Inspiration

We wanted a tool to help simply our income management in an age where automation is no longer just a luxury.

What it does

By acting as a shim between your employer and your own financial institutions it allows users to create a portable financial infrastructure that is agnostic of any one employer, and provides freedom to manage their own finances with little to no risk. By linking your own financial institutions (retirement accounts, brokerage account, bank accounts, etc) a user can build custom rules to automate the distribution of their paycheck. Our hope is that this will improve the amount of people who save and invest their money, when it is made radically easier.

How we built it

By using NodeJS as the backend, we built a highly customizable rule framework that allows for any combinations of rules to be added for managing income.

Challenges we ran into

Due to not having access to a real financial institution, we had to build services to emulate an employer and a bank to validate our rule engine. Additionally, working with objects in Javascript was something none of us were familiar with so composing even a simple rule engine proved challenging at first.

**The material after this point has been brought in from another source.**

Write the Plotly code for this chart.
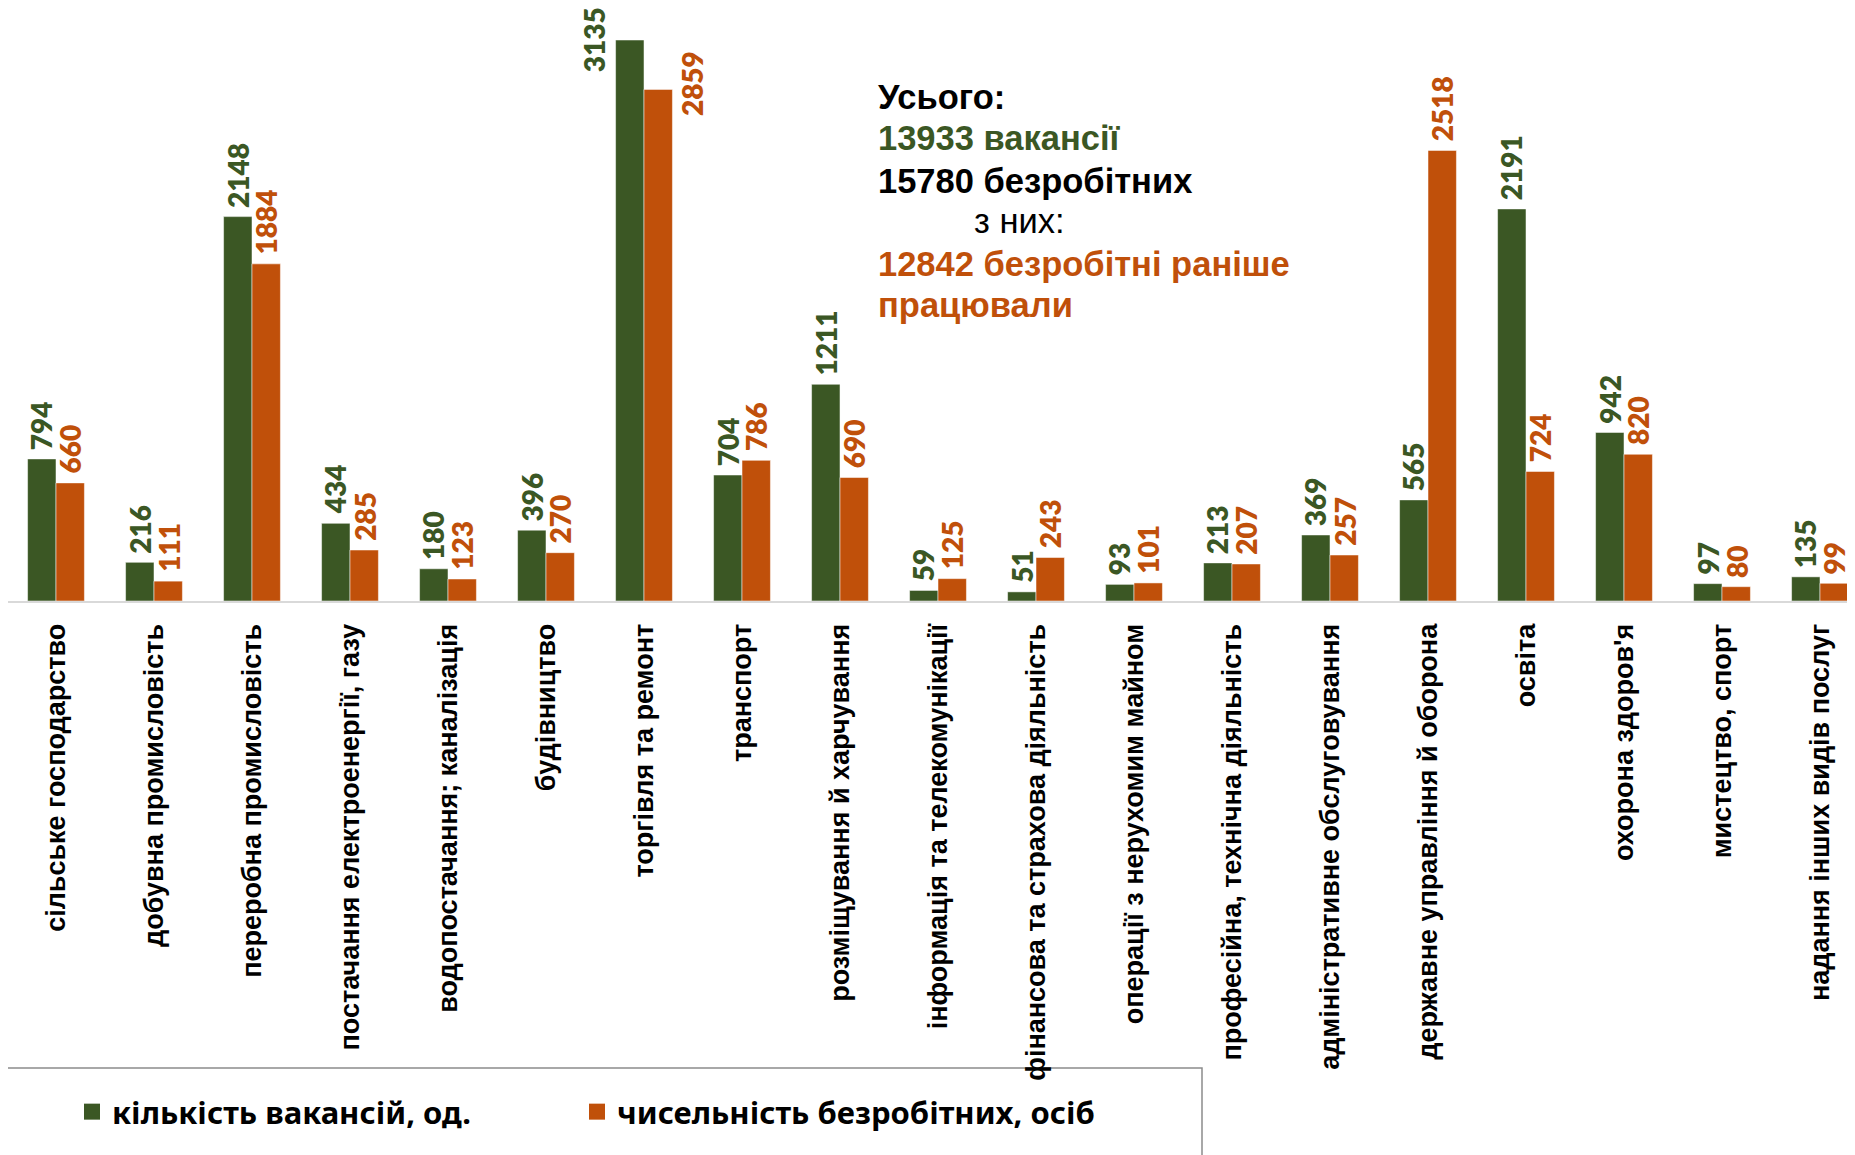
import plotly.graph_objects as go

# ---------------- data ----------------
categories = [
    "сільське господарство",
    "добувна промисловість",
    "переробна промисловість",
    "постачання електроенергії, газу",
    "водопостачання; каналізація",
    "будівництво",
    "торгівля та ремонт",
    "транспорт",
    "розміщування й харчування",
    "інформація та телекомунікації",
    "фінансова та страхова діяльність",
    "операції з нерухомим майном",
    "професійна, технічна діяльність",
    "адміністративне обслуговування",
    "державне управління й оборона",
    "освіта",
    "охорона здоров'я",
    "мистецтво, спорт",
    "надання інших видів послуг",
]
vacancies = [794, 216, 2148, 434, 180, 396, 3135, 704, 1211, 59, 51, 93, 213, 369, 565, 2191, 942, 97, 135]
unemployed = [660, 111, 1884, 285, 123, 270, 2859, 786, 690, 125, 243, 101, 207, 257, 2518, 724, 820, 80, 99]

series_names = ["кількість вакансій, од.", "чисельність безробітних, осіб"]

summary_lines = [
    ("Усього:", "black", True),
    ("13933 вакансії", "green", True),
    ("15780 безробітних", "black", True),
    ("з них:", "black", False),
    ("12842 безробітні раніше", "orange", True),
    ("працювали", "orange", True),
]

# ---------------- style ----------------
PAGE_OFF = 8                      # browser default body margin
W, H = 1855 - PAGE_OFF, 1155 - PAGE_OFF
L, R, T = 0, 0, 0
BASE_PAGE = 601                   # baseline y on the page
B = H - (BASE_PAGE - PAGE_OFF)
plot_w = W - L - R
plot_h = H - T - B
GREEN = "#3B5724"
ORANGE = "#C0500A"
colors = {"green": GREEN, "orange": ORANGE, "black": "black"}
BARGAP = 0.42
X_RANGE = [-0.4898, 18.357]
Y_RANGE = [0, 3313.8]

# special label offsets (px, relative to own bar) for labels that would not fit above the bar
label_offsets = {
    (0, 6): (-36, -34),
    (1, 6): (34, -29),
}
summary_x_px = 876
summary_centers_px = [97, 138, 181, 221, 264, 305]
summary_indent_px = {3: 972}
legend_x_px = [72, 577]


def px_x(px):
    return (px - PAGE_OFF - L) / plot_w


def px_y(py):
    return (plot_h - (py - PAGE_OFF - T)) / plot_h


fig = go.Figure()
fig.add_trace(go.Bar(x=categories, y=vacancies, name=series_names[0],
                     marker=dict(color=GREEN, line=dict(color="rgba(255,255,255,0.5)", width=1)),
                     showlegend=False))
fig.add_trace(go.Bar(x=categories, y=unemployed, name=series_names[1],
                     marker=dict(color=ORANGE, line=dict(color="rgba(255,255,255,0.5)", width=1)),
                     showlegend=False))
# legend entries (one legend each, so they can be placed independently)
for nm, col, lg in zip(series_names, [GREEN, ORANGE], ["legend", "legend2"]):
    fig.add_trace(go.Scatter(x=[None], y=[None], mode="markers", name=nm, legend=lg,
                             marker=dict(symbol="square", size=16, color=col)))

annotations = []
cat_px = plot_w / (X_RANGE[1] - X_RANGE[0])
half = cat_px * (1 - BARGAP) / 4
for si, (vals, col) in enumerate([(vacancies, GREEN), (unemployed, ORANGE)]):
    base_shift = -half if si == 0 else half
    for ci, (c, v) in enumerate(zip(categories, vals)):
        dx, dy = label_offsets.get((si, ci), (0, 7))
        annotations.append(dict(
            x=c, y=v, xref="x", yref="y", text=str(v), showarrow=False,
            textangle=-90, xanchor="center", yanchor="bottom",
            xshift=base_shift + dx, yshift=dy,
            font=dict(family="Lato, Carlito, 'Noto Sans', sans-serif", size=28, color=col, weight=800),
        ))

for i, (txt, col, bold) in enumerate(summary_lines):
    xp = summary_indent_px.get(i, summary_x_px)
    annotations.append(dict(
        x=px_x(xp), y=px_y(summary_centers_px[i]), xref="paper", yref="paper",
        text=txt, showarrow=False, xanchor="left", yanchor="middle",
        font=dict(family="'Liberation Sans', Arial, sans-serif", size=34.5,
                  color=colors[col], weight="bold" if bold else "normal"),
    ))

legend_font = dict(family="'Noto Sans', sans-serif", size=31, color="black", weight="bold")
legend_common = dict(orientation="h", xanchor="left", y=px_y(1112), yanchor="middle",
                     itemwidth=30, bgcolor="rgba(0,0,0,0)", font=legend_font)

fig.update_layout(
    width=W, height=H,
    margin=dict(l=L, r=R, t=T, b=B, autoexpand=False),
    paper_bgcolor="white", plot_bgcolor="white",
    barmode="group", bargap=BARGAP, bargroupgap=0,
    annotations=annotations,
    shapes=[dict(type="rect", xref="paper", yref="paper",
                 x0=px_x(-20), x1=px_x(1202), y0=px_y(1175), y1=px_y(1068),
                 line=dict(color="#8C8C8C", width=1.5), fillcolor="rgba(0,0,0,0)", layer="below")],
    legend=dict(x=px_x(legend_x_px[0]), **legend_common),
    legend2=dict(x=px_x(legend_x_px[1]), **legend_common),
    xaxis=dict(type="category", range=X_RANGE, tickangle=-90, showgrid=False,
               showline=True, linecolor="#D9D9D9", linewidth=2, ticks="",
               ticklabelstandoff=10, automargin=False,
               tickfont=dict(family="'Liberation Sans', Arial, sans-serif", size=27,
                             color="black", weight="bold")),
    yaxis=dict(range=Y_RANGE, visible=False, showgrid=False, zeroline=False),
)

fig.write_html("out.html")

Accomplishments that we're proud of

We managed to stand up all the necessary services during the duration of the Hackathon while also teaching ourselves NodeJD, MongoDB, and ExpressJS.

What we learned

That everyone on our team hates Javascript (mostly kidding). In all seriousness, we genuinely learned how web infrastructures, web requests, RESTful APIs, and nosql databases operate. It was a good learning experience.

What's next for Pipeline

We would like to convert Python into an actual utility that can be linked to existing financial services. Additionally, we would ideally like to convert the rule engine to a language with more native functionality such as Python, or higher performance like C++ or Go. These changes are not required at our current scale, but they make sense as with the potential for more users in a business setting we could see the number of transactions rapidly grow for each new user.